While the defence for such prohibitive charges may be that nobody is forced to send their wards to those institutions, it should be noted that such high fees fail to take cognizance of the low income levels of most Nigerians. To worsen matters, it is even said that the salaries paid by many of those institutions are not commensurate with the fees they charge. Their facilities, especially in some of the private universities, are so poor that one wonders why they take so much but offer so little in terms of academic content and delivery, by not engaging seasoned lecturers. There are even stories that during accreditation tours by the NUC to some of the universities, they resort to the underhand deal of hiring lecturers or laboratory items for the visiting teams, after which they revert to their backwaters.
Another area of concern about the proliferation of private educational institutions, especially universities, is the quality of their products. It is alleged that many of the schools deliberately lower standards at the point of admission to be able to have students, whom they would not have if they were to deploy similar standards public schools apply. For instance, the latest (2017/2018 session) scandalous national Unified Matriculation Tertiary Examinations (UTME) cut-off point released by the Joint Admission and Matriculation Board (JAMB) is said to have been influenced by private universities. If that is the case, why would they do that if not to be able to absorb as many below per candidate as possible? But neither JAMB nor the NUC can exculpate itself from this scandalous low plunge. How can a success percentage score per subject to gain admission into Nigerian universities be 30, polytechnics be 20? It is shocking and shameful!

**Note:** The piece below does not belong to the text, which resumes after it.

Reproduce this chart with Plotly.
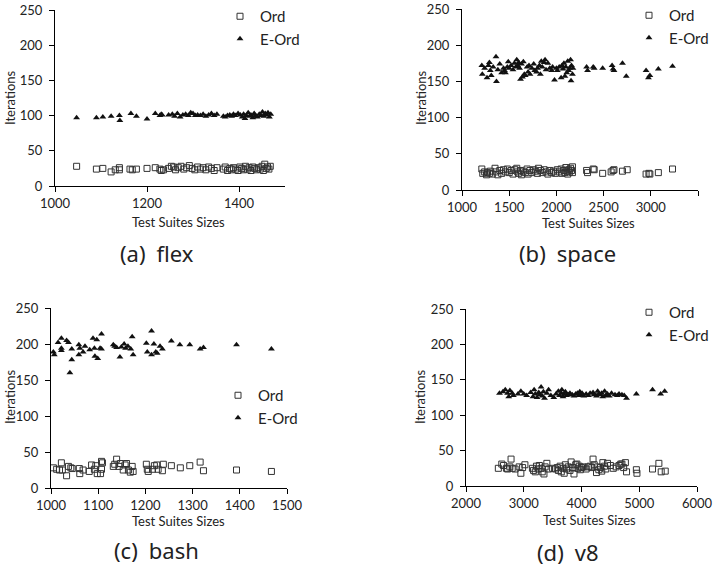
import plotly.graph_objects as go

# ---------------- data ----------------
flex_eord_x = [1047,1090,1104,1122,1140,1141,1165,1177,1200,1218,1228,1231,1233,1247,1255,1260,1266,1272,1278,1284,1290,1295,1300,1305,1310,1316,1322,1328,1334,1340,1346,1352,1366,1370,1375,1380,1384,1388,1392,1398,1403,1407,1410,1413,1416,1420,1423,1426,1430,1433,1436,1440,1444,1448,1451,1454,1457,1460,1463,1466,1469]
flex_eord_y = [97,97,98,99,100,93,103,99,95,103,100,102,101,101,102,99,103,98,101,102,100,104,103,100,101,100,102,99,101,103,100,102,99,98,100,101,99,102,100,103,101,98,102,96,100,104,99,101,97,103,100,98,102,100,105,99,103,101,104,98,102]
flex_ord_x = [1047,1090,1104,1122,1131,1140,1140,1163,1168,1177,1200,1218,1228,1231,1236,1247,1253,1258,1262,1268,1274,1280,1286,1292,1298,1304,1310,1316,1322,1328,1334,1340,1346,1352,1366,1370,1375,1380,1384,1388,1393,1398,1402,1406,1410,1414,1418,1422,1426,1430,1434,1438,1442,1446,1450,1453,1456,1459,1462,1465,1468]
flex_ord_y = [28,24,25,20,23,26,23,24,23,24,25,26,24,22,23,25,28,27,23,26,28,24,26,29,25,23,27,24,26,23,27,25,22,26,24,27,22,25,23,26,24,22,27,25,23,28,24,26,22,27,25,23,26,24,28,22,31,25,27,24,28]

space_eord_x = [1210,1215,1240,1265,1280,1290,1300,1310,1330,1360,1365,1380,1400,1420,1440,1450,1460,1480,1490,1500,1520,1540,1555,1570,1580,1590,1600,1610,1620,1630,1640,1650,1660,1670,1690,1700,1710,1720,1740,1760,1770,1790,1800,1820,1830,1840,1850,1870,1880,1890,1910,1930,1950,1960,1980,2000,2010,2030,2050,2060,2070,2080,2090,2100,2110,2120,2130,2140,2150,2155,2160,2170,2175,2320,2330,2390,2400,2490,2590,2600,2610,2700,2740,2950,2975,2990,3080,3230]
space_eord_y = [172,160,168,155,172,176,165,158,170,184,150,166,174,162,168,165,162,170,177,168,172,166,175,170,180,172,176,168,153,174,156,177,160,158,170,163,172,160,168,174,165,163,168,172,160,178,170,176,180,166,175,168,165,170,152,168,165,170,155,172,167,175,157,170,162,178,165,168,180,151,172,160,168,170,165,170,168,168,172,167,165,175,157,165,155,158,167,171]
space_ord_x = [1210,1220,1240,1260,1270,1290,1300,1320,1350,1360,1380,1400,1420,1440,1460,1480,1500,1520,1540,1560,1580,1590,1600,1620,1630,1650,1670,1690,1700,1720,1740,1760,1780,1800,1810,1830,1850,1870,1890,1910,1930,1950,1970,1990,2010,2030,2050,2060,2080,2090,2100,2110,2120,2130,2140,2150,2160,2170,2170,2320,2330,2390,2400,2490,2580,2600,2610,2700,2750,2950,2980,2990,3080,3230]
space_ord_y = [29,23,25,21,24,23,26,22,30,25,21,27,23,28,25,29,24,27,22,28,30,25,23,27,21,26,24,29,22,27,24,28,26,23,30,27,24,28,25,22,27,24,26,23,28,25,29,23,27,24,31,26,22,28,25,30,27,32,24,27,24,29,28,23,25,27,28,26,28,22,23,22,24,29]

bash_eord_x = [1005,1007,1015,1022,1022,1022,1033,1037,1040,1044,1044,1059,1059,1061,1068,1072,1082,1089,1092,1093,1097,1099,1104,1107,1107,1132,1135,1139,1146,1149,1155,1158,1163,1169,1172,1174,1202,1204,1213,1213,1218,1222,1225,1231,1236,1255,1273,1294,1316,1323,1393,1467]
bash_eord_y = [189,185,202,208,194,191,205,202,160,193,178,199,185,194,189,197,192,208,194,183,206,180,194,214,193,199,197,195,182,196,200,194,197,193,210,185,201,189,218,185,200,189,187,197,193,204,199,199,193,195,199,193]
bash_ord_x = [1005,1012,1018,1022,1024,1033,1037,1042,1045,1060,1061,1068,1081,1086,1092,1095,1098,1105,1107,1107,1109,1132,1135,1139,1144,1147,1153,1157,1160,1164,1168,1172,1174,1202,1204,1206,1215,1219,1224,1227,1236,1238,1255,1274,1294,1316,1323,1393,1467]
bash_ord_y = [28,26,25,35,25,17,30,28,27,27,20,25,23,32,26,31,20,20,26,37,35,30,33,40,30,34,25,32,34,25,22,30,23,33,26,23,26,31,32,26,24,33,31,28,31,36,24,25,23]

v8_eord_x = [2580,2640,2680,2720,2740,2760,2800,2820,2900,2950,3000,3050,3120,3160,3180,3200,3230,3260,3280,3300,3320,3340,3360,3400,3430,3470,3520,3560,3600,3620,3650,3660,3680,3700,3720,3740,3770,3800,3840,3870,3900,3930,3950,3970,3990,4010,4040,4080,4120,4150,4200,4220,4260,4280,4300,4320,4350,4370,4400,4420,4450,4480,4520,4580,4620,4650,4700,4740,4780,4950,5230,5370,5440]
v8_eord_y = [131,133,136,131,126,135,131,128,130,134,130,128,132,126,136,130,125,132,129,140,127,133,124,131,136,128,125,130,134,128,131,136,126,130,133,128,129,131,129,127,130,131,128,133,129,131,127,130,128,131,132,129,127,134,130,129,131,126,134,128,130,127,131,129,128,130,129,128,124,130,136,130,134]
v8_ord_x = [2560,2620,2650,2700,2720,2760,2780,2800,2850,2920,2950,2980,3020,3150,3170,3200,3220,3250,3270,3300,3320,3350,3370,3400,3430,3500,3550,3580,3600,3630,3650,3680,3700,3720,3740,3770,3800,3820,3850,3870,3900,3920,3940,3960,3980,4000,4030,4080,4120,4150,4180,4200,4220,4260,4280,4300,4330,4350,4370,4400,4420,4450,4500,4550,4600,4650,4680,4700,4730,4760,4780,4950,4960,5230,5340,5380,5450]
v8_ord_y = [25,31,29,25,24,27,38,25,24,27,18,26,30,25,22,20,28,24,29,25,20,17,27,32,24,25,24,26,22,28,20,25,18,30,24,27,22,34,26,17,30,31,25,28,23,26,27,24,27,28,26,38,30,19,27,23,26,21,33,28,24,32,29,25,27,29,31,31,26,33,20,23,18,24,32,20,21]

captions = ["(a)\u2002flex", "(b)\u2002space", "(c)\u2002bash", "(d)\u2002v8"]
x_ranges = [[1000, 1500], [1000, 3500], [1000, 1500], [2000, 6000]]
x_dticks = [200, 500, 100, 1000]

W, H = 713, 571
def px(x): return x / W
def py(y): return 1 - y / H

# panel geometry in pixels: (x0, x1, ybottom, ytop)
panels = [(55, 285, 186, 10), (462, 698, 190, 9), (51, 287, 488, 308), (466, 697, 486, 309)]
cap_pos = [(157, 253), (567, 253), (156, 550), (568, 552)]
ytitle_pos = [(10, 98), (421, 98), (10, 397), (420, 397)]
xtitle_pos = [(178, 222), (588, 223), (178, 521), (589, 520)]
# legend: (text start x, first item centre y) in pixels
legend_pos = [(259, 15), (668, 14), (257, 394), (668, 311)]

data = [
    (flex_ord_x, flex_ord_y, flex_eord_x, flex_eord_y),
    (space_ord_x, space_ord_y, space_eord_x, space_eord_y),
    (bash_ord_x, bash_ord_y, bash_eord_x, bash_eord_y),
    (v8_ord_x, v8_ord_y, v8_eord_x, v8_eord_y),
]

fig = go.Figure()
TICKFONT = dict(family="Lato, Open Sans, sans-serif", size=13, color="#222")
annotations = []
for i, (ox, oy, ex, ey) in enumerate(data):
    n = "" if i == 0 else str(i + 1)
    lg = "legend" + n
    fig.add_trace(go.Scatter(x=ox, y=oy, mode="markers", name="Ord",
                             xaxis="x" + n, yaxis="y" + n, legend=lg,
                             marker=dict(symbol="square-open", size=6, color="#333",
                                         line=dict(width=1, color="#333"))))
    fig.add_trace(go.Scatter(x=ex, y=ey, mode="markers", name="E-Ord",
                             xaxis="x" + n, yaxis="y" + n, legend=lg,
                             marker=dict(symbol="triangle-up", size=6, color="#111")))
    x0, x1, yb, yt = panels[i]
    axcommon = dict(showgrid=False, zeroline=False, showline=True, linecolor="#000",
                    linewidth=1, ticks="outside", ticklen=5, tickcolor="#000",
                    tickfont=TICKFONT)
    fig.update_layout(**{
        "xaxis" + n: dict(domain=[px(x0), px(x1)], range=x_ranges[i], dtick=x_dticks[i],
                          anchor="y" + n, tick0=x_ranges[i][0], ticklabelstandoff=0, **axcommon),
        "yaxis" + n: dict(domain=[py(yb), py(yt)], range=[0, 250], dtick=50,
                          anchor="x" + n, ticklabelstandoff=4, **axcommon),
        lg: dict(x=px(legend_pos[i][0] - 39), y=py(legend_pos[i][1] - 15), xanchor="left", yanchor="top",
                 bgcolor="rgba(0,0,0,0)", font=dict(family="Lato, Open Sans, sans-serif", size=15, color="#222"),
                 itemwidth=30, tracegroupgap=0),
    })
    annotations.append(dict(text=captions[i], x=px(cap_pos[i][0]), y=py(cap_pos[i][1]),
                            xref="paper", yref="paper", showarrow=False, xanchor="center", yanchor="middle",
                            font=dict(family="Noto Sans, sans-serif", size=22, color="#222")))
    annotations.append(dict(text="Iterations", x=px(ytitle_pos[i][0]), y=py(ytitle_pos[i][1]),
                            xref="paper", yref="paper", showarrow=False, textangle=-90,
                            xanchor="center", yanchor="middle",
                            font=dict(family="Lato, Open Sans, sans-serif", size=13, color="#222")))
    annotations.append(dict(text="Test Suites Sizes", x=px(xtitle_pos[i][0]), y=py(xtitle_pos[i][1]),
                            xref="paper", yref="paper", showarrow=False,
                            xanchor="center", yanchor="middle",
                            font=dict(family="Lato, Open Sans, sans-serif", size=13, color="#222")))

fig.update_layout(width=W, height=H, margin=dict(l=0, r=0, t=0, b=0, autoexpand=False),
                  paper_bgcolor="white", plot_bgcolor="white", annotations=annotations,
                  showlegend=True)
fig.write_html("out.html")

While private educational institutions in the country have made serious contributions to national educational advancement, it is necessary that the NUC looks into how much of the expected standards are kept by them. That should include their adherence to approved curricula; the fees charged, services offered to students, and general learning facilities such as halls of residence, laboratories, and academic staff. The ones run by religious groups should be less mercantile than they seem to be the case now. Cases where they raise money from their members to set up schools only to turn round and fix fees way beyond what ordinary folks, many of whom made such contributions can afford, should not continue.
Antai is author and speaker and contributed this piece from Uyo, Nigeria.